:: Records to use
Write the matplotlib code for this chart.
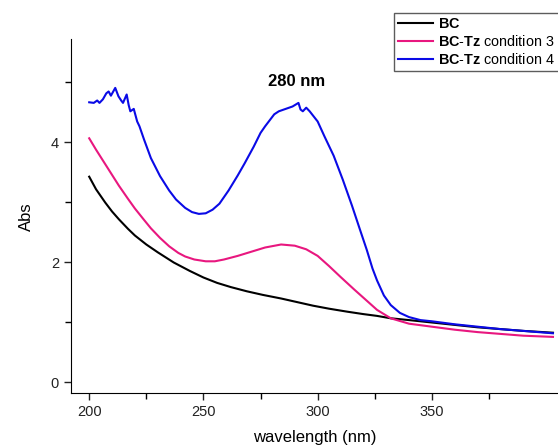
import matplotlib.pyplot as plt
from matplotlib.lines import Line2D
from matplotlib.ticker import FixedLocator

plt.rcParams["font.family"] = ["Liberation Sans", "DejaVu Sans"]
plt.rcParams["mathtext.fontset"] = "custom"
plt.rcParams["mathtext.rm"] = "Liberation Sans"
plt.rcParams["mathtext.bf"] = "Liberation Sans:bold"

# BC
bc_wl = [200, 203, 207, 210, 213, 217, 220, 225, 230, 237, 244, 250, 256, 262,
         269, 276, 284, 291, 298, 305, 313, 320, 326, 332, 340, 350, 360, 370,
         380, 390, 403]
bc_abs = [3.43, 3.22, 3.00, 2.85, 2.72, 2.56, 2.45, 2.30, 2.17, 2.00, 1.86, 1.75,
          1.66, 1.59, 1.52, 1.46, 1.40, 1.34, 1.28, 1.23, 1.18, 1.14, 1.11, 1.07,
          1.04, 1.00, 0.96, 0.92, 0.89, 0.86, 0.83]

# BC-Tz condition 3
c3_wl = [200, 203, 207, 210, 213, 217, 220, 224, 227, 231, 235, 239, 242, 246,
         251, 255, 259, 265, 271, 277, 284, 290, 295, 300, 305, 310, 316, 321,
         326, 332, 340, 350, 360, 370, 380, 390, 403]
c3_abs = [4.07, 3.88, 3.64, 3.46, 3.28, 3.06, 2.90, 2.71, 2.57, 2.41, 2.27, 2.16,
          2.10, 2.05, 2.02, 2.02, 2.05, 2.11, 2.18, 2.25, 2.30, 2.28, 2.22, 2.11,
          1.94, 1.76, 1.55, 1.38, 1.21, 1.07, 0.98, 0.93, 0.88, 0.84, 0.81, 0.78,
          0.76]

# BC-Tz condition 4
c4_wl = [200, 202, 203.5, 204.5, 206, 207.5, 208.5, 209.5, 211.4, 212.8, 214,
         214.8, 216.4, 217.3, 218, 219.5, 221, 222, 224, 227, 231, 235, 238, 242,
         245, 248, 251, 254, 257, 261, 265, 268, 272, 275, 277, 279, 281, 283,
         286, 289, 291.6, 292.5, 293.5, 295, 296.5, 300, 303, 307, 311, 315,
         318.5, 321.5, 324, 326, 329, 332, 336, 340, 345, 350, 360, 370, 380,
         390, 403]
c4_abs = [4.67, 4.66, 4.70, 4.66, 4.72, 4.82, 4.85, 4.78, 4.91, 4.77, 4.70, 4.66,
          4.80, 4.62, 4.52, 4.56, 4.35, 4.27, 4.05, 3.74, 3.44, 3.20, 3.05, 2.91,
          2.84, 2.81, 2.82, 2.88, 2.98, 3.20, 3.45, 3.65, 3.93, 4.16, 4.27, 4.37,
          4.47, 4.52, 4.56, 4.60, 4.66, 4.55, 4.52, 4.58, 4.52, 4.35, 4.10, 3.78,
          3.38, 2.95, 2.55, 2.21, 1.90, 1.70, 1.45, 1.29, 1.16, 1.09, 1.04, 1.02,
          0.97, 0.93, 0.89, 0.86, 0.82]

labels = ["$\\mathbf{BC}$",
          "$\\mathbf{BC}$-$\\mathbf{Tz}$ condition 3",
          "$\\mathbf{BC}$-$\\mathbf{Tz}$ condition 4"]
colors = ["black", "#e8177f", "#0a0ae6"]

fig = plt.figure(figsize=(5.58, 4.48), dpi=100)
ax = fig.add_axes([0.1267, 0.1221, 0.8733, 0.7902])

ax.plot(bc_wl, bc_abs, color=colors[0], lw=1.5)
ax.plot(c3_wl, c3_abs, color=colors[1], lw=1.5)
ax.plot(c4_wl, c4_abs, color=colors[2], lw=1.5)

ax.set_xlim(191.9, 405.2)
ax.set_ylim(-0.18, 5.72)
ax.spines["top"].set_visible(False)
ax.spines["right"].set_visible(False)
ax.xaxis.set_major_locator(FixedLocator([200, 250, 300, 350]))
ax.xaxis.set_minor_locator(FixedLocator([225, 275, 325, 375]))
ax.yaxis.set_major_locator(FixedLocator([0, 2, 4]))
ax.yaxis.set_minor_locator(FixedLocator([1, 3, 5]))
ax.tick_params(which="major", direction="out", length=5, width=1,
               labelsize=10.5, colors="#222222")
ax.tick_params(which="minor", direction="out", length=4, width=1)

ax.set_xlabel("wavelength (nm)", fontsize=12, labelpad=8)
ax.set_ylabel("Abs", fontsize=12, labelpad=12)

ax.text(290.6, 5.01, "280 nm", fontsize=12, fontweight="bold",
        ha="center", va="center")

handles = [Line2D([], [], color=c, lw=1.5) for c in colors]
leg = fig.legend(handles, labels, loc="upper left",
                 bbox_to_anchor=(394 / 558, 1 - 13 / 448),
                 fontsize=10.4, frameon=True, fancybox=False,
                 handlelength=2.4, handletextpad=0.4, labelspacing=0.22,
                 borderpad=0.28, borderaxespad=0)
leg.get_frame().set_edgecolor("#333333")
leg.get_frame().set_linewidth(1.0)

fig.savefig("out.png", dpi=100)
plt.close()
::::
:: Records to use
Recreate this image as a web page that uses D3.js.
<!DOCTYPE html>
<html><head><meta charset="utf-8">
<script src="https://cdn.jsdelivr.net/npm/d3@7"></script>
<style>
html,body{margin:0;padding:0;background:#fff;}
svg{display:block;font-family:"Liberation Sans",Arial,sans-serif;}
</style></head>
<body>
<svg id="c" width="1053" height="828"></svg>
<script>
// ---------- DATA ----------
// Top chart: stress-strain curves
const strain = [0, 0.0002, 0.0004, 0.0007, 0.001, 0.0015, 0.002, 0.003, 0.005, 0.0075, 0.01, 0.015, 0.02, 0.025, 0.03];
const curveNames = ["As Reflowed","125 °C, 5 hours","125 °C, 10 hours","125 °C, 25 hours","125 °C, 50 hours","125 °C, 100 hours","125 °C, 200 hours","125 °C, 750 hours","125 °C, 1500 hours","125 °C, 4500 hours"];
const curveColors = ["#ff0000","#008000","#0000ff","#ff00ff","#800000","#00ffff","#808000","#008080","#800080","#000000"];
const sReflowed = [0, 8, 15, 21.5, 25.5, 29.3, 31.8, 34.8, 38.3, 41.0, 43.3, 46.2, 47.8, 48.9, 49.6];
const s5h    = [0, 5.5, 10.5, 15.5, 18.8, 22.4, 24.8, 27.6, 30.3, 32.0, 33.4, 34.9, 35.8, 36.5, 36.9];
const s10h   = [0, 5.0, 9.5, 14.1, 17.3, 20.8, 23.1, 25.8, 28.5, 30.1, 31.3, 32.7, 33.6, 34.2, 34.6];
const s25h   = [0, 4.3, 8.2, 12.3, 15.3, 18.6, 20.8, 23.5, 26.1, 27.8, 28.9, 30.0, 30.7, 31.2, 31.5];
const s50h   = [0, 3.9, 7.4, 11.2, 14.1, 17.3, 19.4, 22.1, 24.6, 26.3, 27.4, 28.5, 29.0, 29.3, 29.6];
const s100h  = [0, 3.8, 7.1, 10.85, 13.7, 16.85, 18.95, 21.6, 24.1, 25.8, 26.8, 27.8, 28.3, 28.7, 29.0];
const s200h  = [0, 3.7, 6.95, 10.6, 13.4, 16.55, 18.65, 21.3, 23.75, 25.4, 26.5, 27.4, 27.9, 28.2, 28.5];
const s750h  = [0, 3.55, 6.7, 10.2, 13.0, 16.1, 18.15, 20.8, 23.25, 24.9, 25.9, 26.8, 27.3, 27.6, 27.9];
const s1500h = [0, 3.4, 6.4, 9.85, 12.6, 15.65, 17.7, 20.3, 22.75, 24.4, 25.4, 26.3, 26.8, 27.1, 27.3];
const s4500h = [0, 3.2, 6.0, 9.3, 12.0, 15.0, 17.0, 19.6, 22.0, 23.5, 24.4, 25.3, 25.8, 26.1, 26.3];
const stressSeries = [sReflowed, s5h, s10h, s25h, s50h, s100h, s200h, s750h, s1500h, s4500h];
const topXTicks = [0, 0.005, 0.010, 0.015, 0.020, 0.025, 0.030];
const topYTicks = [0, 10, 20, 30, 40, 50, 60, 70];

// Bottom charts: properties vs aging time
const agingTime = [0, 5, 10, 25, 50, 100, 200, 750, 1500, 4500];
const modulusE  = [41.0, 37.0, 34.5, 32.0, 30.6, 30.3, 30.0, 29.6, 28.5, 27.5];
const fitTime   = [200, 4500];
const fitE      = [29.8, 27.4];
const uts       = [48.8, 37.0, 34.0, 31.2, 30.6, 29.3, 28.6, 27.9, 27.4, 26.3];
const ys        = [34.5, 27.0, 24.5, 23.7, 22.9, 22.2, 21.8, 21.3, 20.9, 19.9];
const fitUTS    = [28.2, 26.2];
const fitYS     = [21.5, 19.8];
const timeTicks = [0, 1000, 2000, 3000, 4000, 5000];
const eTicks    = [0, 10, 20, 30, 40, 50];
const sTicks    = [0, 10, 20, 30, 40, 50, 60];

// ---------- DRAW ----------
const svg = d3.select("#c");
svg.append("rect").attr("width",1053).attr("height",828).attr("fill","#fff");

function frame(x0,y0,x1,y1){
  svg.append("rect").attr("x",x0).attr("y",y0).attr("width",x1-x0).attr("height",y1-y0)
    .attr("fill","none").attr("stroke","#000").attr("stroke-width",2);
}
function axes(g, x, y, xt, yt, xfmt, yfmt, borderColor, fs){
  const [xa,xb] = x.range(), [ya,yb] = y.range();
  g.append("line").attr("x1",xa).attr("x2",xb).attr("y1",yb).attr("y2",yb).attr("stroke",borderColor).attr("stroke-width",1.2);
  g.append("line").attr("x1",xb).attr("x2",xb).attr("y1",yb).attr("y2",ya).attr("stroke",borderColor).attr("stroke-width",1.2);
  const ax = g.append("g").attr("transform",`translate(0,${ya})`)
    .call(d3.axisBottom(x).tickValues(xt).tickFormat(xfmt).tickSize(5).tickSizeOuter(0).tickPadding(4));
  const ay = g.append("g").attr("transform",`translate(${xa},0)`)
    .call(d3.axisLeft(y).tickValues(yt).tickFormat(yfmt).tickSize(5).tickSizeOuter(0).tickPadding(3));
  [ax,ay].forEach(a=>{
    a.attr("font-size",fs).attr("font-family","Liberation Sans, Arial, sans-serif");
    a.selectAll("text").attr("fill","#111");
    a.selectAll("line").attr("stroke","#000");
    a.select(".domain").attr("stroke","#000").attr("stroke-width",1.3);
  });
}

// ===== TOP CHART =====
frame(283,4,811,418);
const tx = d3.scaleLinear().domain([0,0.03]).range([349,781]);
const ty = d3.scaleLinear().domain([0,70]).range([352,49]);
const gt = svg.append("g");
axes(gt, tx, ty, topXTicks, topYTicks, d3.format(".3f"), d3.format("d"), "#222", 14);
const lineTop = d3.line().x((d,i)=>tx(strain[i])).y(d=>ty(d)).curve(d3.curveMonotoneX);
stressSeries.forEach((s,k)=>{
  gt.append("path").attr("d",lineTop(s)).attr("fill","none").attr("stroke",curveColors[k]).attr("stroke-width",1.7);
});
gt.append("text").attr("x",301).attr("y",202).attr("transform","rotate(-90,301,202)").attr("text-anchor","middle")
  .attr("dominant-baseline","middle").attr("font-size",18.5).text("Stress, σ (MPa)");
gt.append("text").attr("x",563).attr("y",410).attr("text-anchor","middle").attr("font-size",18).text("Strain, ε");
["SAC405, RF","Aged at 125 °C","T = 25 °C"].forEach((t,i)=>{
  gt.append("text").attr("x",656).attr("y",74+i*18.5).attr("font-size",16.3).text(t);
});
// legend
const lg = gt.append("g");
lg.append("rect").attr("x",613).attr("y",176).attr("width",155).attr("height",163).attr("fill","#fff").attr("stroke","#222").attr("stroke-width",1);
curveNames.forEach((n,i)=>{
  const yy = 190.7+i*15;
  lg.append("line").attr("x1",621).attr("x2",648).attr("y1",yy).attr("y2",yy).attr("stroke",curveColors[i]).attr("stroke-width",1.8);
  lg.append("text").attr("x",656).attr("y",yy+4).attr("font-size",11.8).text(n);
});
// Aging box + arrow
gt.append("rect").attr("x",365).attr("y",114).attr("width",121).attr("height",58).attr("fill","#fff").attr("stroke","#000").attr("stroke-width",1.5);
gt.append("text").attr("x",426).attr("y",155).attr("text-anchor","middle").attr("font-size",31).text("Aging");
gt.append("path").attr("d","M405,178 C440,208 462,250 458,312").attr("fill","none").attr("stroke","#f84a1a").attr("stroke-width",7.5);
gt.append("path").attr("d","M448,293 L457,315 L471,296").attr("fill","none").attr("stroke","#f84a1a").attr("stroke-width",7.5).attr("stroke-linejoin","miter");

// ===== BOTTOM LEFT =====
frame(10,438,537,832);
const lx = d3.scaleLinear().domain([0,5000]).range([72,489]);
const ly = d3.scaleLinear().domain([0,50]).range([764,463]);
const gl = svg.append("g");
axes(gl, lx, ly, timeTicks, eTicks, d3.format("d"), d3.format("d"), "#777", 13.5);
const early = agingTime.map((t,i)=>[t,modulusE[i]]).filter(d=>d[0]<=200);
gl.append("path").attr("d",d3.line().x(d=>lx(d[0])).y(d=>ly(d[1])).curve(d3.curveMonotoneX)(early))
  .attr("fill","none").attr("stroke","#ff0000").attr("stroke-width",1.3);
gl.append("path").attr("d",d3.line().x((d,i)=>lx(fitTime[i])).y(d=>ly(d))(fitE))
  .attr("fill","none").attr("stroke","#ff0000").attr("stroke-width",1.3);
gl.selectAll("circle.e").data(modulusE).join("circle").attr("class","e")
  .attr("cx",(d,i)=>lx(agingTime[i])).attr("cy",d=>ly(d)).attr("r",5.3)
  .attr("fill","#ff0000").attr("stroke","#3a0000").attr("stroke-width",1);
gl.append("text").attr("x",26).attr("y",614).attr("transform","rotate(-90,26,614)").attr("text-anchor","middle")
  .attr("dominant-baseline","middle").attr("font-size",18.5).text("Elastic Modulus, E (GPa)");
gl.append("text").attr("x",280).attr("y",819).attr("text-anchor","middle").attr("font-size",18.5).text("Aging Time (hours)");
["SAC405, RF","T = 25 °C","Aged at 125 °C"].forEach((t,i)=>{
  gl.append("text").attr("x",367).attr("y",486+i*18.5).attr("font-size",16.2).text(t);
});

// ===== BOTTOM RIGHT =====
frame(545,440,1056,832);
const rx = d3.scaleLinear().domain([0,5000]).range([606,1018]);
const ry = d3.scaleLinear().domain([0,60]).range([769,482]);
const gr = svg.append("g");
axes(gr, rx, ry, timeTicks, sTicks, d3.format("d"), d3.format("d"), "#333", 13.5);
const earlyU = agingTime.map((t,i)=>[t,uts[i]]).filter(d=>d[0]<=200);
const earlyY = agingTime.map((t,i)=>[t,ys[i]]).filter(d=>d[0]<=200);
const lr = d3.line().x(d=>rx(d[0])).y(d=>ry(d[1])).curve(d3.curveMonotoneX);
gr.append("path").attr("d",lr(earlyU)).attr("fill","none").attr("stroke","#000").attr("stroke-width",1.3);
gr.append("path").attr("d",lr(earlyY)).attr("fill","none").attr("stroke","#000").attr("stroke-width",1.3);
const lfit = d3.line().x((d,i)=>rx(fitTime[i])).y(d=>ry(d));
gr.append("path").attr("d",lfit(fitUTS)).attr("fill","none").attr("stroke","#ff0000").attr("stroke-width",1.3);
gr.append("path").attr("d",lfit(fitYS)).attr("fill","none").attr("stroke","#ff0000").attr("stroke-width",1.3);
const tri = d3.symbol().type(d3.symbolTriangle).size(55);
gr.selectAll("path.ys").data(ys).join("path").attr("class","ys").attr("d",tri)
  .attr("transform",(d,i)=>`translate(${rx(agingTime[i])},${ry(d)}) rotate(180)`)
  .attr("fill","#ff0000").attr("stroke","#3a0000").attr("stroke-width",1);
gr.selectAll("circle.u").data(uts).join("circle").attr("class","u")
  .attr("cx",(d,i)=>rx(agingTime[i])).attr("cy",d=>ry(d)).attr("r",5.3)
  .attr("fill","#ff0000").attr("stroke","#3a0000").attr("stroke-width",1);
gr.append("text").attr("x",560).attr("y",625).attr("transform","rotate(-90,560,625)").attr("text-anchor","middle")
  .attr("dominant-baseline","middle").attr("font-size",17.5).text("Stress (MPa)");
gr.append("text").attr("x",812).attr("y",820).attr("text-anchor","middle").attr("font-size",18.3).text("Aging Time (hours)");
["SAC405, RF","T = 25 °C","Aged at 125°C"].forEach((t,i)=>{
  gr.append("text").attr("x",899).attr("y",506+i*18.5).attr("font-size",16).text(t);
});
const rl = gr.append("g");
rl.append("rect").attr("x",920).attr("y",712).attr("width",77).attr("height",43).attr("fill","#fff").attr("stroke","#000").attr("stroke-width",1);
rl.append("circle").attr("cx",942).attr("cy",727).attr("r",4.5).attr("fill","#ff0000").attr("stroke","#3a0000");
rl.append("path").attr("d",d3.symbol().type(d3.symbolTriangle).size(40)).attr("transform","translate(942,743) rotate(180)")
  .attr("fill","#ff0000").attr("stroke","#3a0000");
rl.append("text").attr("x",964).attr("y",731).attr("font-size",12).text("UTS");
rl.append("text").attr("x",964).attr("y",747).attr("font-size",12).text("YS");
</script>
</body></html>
::::
■ Do this ■
In the listing above, find the line containing "Write the matplotlib code for this chart." and the line containing "1.04, 1.00, 0.96, 0.92, 0.89, 0.86, 0.83]", then return both of them and every line between, exactly, without pictures.

■ Solution to the problem ■
Write the matplotlib code for this chart.
import matplotlib.pyplot as plt
from matplotlib.lines import Line2D
from matplotlib.ticker import FixedLocator

plt.rcParams["font.family"] = ["Liberation Sans", "DejaVu Sans"]
plt.rcParams["mathtext.fontset"] = "custom"
plt.rcParams["mathtext.rm"] = "Liberation Sans"
plt.rcParams["mathtext.bf"] = "Liberation Sans:bold"

# BC
bc_wl = [200, 203, 207, 210, 213, 217, 220, 225, 230, 237, 244, 250, 256, 262,
         269, 276, 284, 291, 298, 305, 313, 320, 326, 332, 340, 350, 360, 370,
         380, 390, 403]
bc_abs = [3.43, 3.22, 3.00, 2.85, 2.72, 2.56, 2.45, 2.30, 2.17, 2.00, 1.86, 1.75,
          1.66, 1.59, 1.52, 1.46, 1.40, 1.34, 1.28, 1.23, 1.18, 1.14, 1.11, 1.07,
          1.04, 1.00, 0.96, 0.92, 0.89, 0.86, 0.83]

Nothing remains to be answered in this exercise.